You can view a live feed in either 720p or 1080p, two of the best possible high-definition streaming resolutions available to DIY security cameras today (even so, this camera's feed isn't as crisp as the Nest Cam's). The DCS-2630L has two-way talk so you can surprise an unsuspecting family member -- or, more seriously, yell at an intruder. You can take a picture on demand, and it will show up alongside other photos you take with your phone.

It also has night vision, motion and sound detection, activity zones, optional push alerts, a Web app and local storage with clips you can view within the app (I used a 128GB microSD card) -- everything worked well. But local storage is the feature worth highlighting here, because it's something that will either make or break your security camera buying decision.

You can see most of CNET's appliances warehouse with this camera.

Screenshots by CNET

Many cameras, like the Nest Cam, the Kodak CFH-V20, the ArcSoft Simplicam and others rely on cloud storage.
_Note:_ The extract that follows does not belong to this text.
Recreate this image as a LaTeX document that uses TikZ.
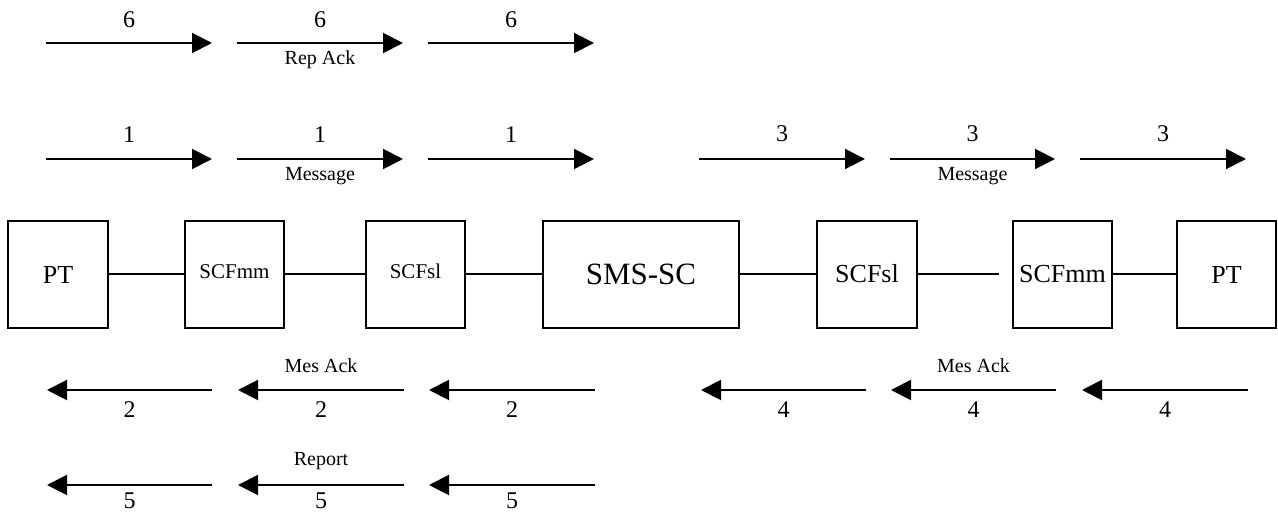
\documentclass[tikz,border=0pt]{standalone}
\usepackage{fontspec}
\setmainfont{Liberation Serif}
\usetikzlibrary{arrows.meta}
\begin{document}
\begin{tikzpicture}[x=1pt,y=-1pt,
  box/.style={draw, line width=2pt, minimum height=107pt, inner sep=0pt, align=center},
  link/.style={line width=2pt},
  flow/.style={line width=2pt, -{Triangle[length=20pt,width=20pt]}},
  num/.style={font=\fontsize{24}{24}\selectfont, inner sep=0pt},
  lab/.style={font=\fontsize{20}{20}\selectfont, inner sep=0pt},
  big/.style={font=\fontsize{26}{26}\selectfont},
  small/.style={font=\fontsize{21}{21}\selectfont}]
\useasboundingbox (0,0) rectangle (1278,513);

% boxes
\node[box, big, minimum width=100pt] (ptL) at (58,274.5) {PT};
\node[box, small, minimum width=99pt] (mmL) at (234.5,274.5) {\raisebox{6pt}{SCFmm}};
\node[box, small, minimum width=99pt] (slL) at (415.5,274.5) {\raisebox{6pt}{SCFsl}};
\node[box, font=\fontsize{31}{31}\selectfont, minimum width=196pt] (sms) at (641,274.5) {SMS-SC};
\node[box, big, minimum width=100pt] (slR) at (867,274.5) {\raisebox{3pt}{SCFsl}};
\node[box, big, minimum width=99pt] (mmR) at (1062.5,274.5) {SCFmm};
\node[box, big, minimum width=99pt] (ptR) at (1226.5,274.5) {PT};
\coordinate (gap) at (999,274.5);

% links
\draw[link] (ptL) -- (mmL);
\draw[link] (mmL) -- (slL);
\draw[link] (slL) -- (sms);
\draw[link] (sms) -- (slR);
\draw[link] (slR) -- (gap);
\draw[link] (mmR) -- (ptR);

% row 6 (right-pointing)
\foreach \n/\a/\b in {a/46/212, b/237/403, c/428/594} {
  \coordinate (r6\n s) at (\a,43); \coordinate (r6\n e) at (\b,43);
  \draw[flow] (r6\n s) -- (r6\n e) node[midway, num, yshift=23pt] {6};
}
\path (r6bs) -- (r6be) node[midway, lab, yshift=-17pt] (repack) {Rep Ack};

% row 1 (right-pointing)
\foreach \n/\a/\b in {a/46/212, b/237/403, c/428/594} {
  \coordinate (r1\n s) at (\a,159); \coordinate (r1\n e) at (\b,159);
  \draw[flow] (r1\n s) -- (r1\n e) node[midway, num, yshift=24pt] {1};
}
\path (r1bs) -- (r1be) node[midway, lab, yshift=-17pt] (msg1) {Message};

% row 3 (right-pointing)
\foreach \n/\a/\b in {a/699/865, b/890/1055, c/1080/1246} {
  \coordinate (r3\n s) at (\a,159); \coordinate (r3\n e) at (\b,159);
  \draw[flow] (r3\n s) -- (r3\n e) node[midway, num, yshift=25pt] {3};
}
\path (r3bs) -- (r3be) node[midway, lab, yshift=-17pt] (msg3) {Message};

% row 2 (left-pointing)
\foreach \n/\a/\b in {a/212/47, b/404/238, c/595/429} {
  \coordinate (r2\n s) at (\a,390); \coordinate (r2\n e) at (\b,390);
  \draw[flow] (r2\n s) -- (r2\n e) node[midway, num, yshift=-20pt] {2};
}
\path (r2bs) -- (r2be) node[midway, lab, yshift=24pt] (mesack2) {Mes Ack};

% row 4 (left-pointing)
\foreach \n/\a/\b in {a/866/701, b/1056/891, c/1248/1082} {
  \coordinate (r4\n s) at (\a,390); \coordinate (r4\n e) at (\b,390);
  \draw[flow] (r4\n s) -- (r4\n e) node[midway, num, yshift=-20pt] {4};
}
\path (r4bs) -- (r4be) node[midway, lab, yshift=24pt] (mesack4) {Mes Ack};

% row 5 (left-pointing)
\foreach \n/\a/\b in {a/212/47, b/404/238, c/595/429} {
  \coordinate (r5\n s) at (\a,485); \coordinate (r5\n e) at (\b,485);
  \draw[flow] (r5\n s) -- (r5\n e) node[midway, num, yshift=-16pt] {5};
}
\path (r5bs) -- (r5be) node[midway, lab, yshift=24pt] (report) {Report};
\end{tikzpicture}
\end{document}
Cloud storage means that your continuous footage or activity-based recordings are stored on a remote server.

From both a security and an accessibility standpoint, a lot of folks prefer local storage. That's one way the DCS-2630L sets itself apart. While it isn't the first to offer this feature, it is the very first DIY model we've reviewed that has both a 180-degree field of view and local storage.

And unlike Icontrol's Piper NV, a DIY security system with a built-in 180-degree fisheye lens, D-Link's lens doesn't have nearly as much of that classic fisheye distortion, making it easier to actually see what your camera is seeing.

The one thing sorely missing from the D-Link camera is integration with products from other manufacturers. Today's smart home market is all about open APIs and creating opportunities for third-party devices to join forces. Strangely, D-Link does have an assortment of IFTTT channels and compatible products through Samsung's SmartThings, but none that work with this specific camera.

D-Link next to the relatively diminutive Nest Cam.

Tyler Lizenby/CNET

Conclusion

I feel pretty ambivalent about the $180 D-Link DCS-2630L. While it offers a 180-degree field of view and local storage, it's hard to set up, it doesn't work with third-party products, and it's giant. Its live stream isn't as clear as the Nest Cam's either, even with the same 1080p resolution.

Still, it's hard to overlook the DCS-2630L's relatively distortion-less 180-degree lens and its ability to store footage locally. If these are two features you prioritize, this D-Link camera will be worth your money. If not, I'd take a look at some other options.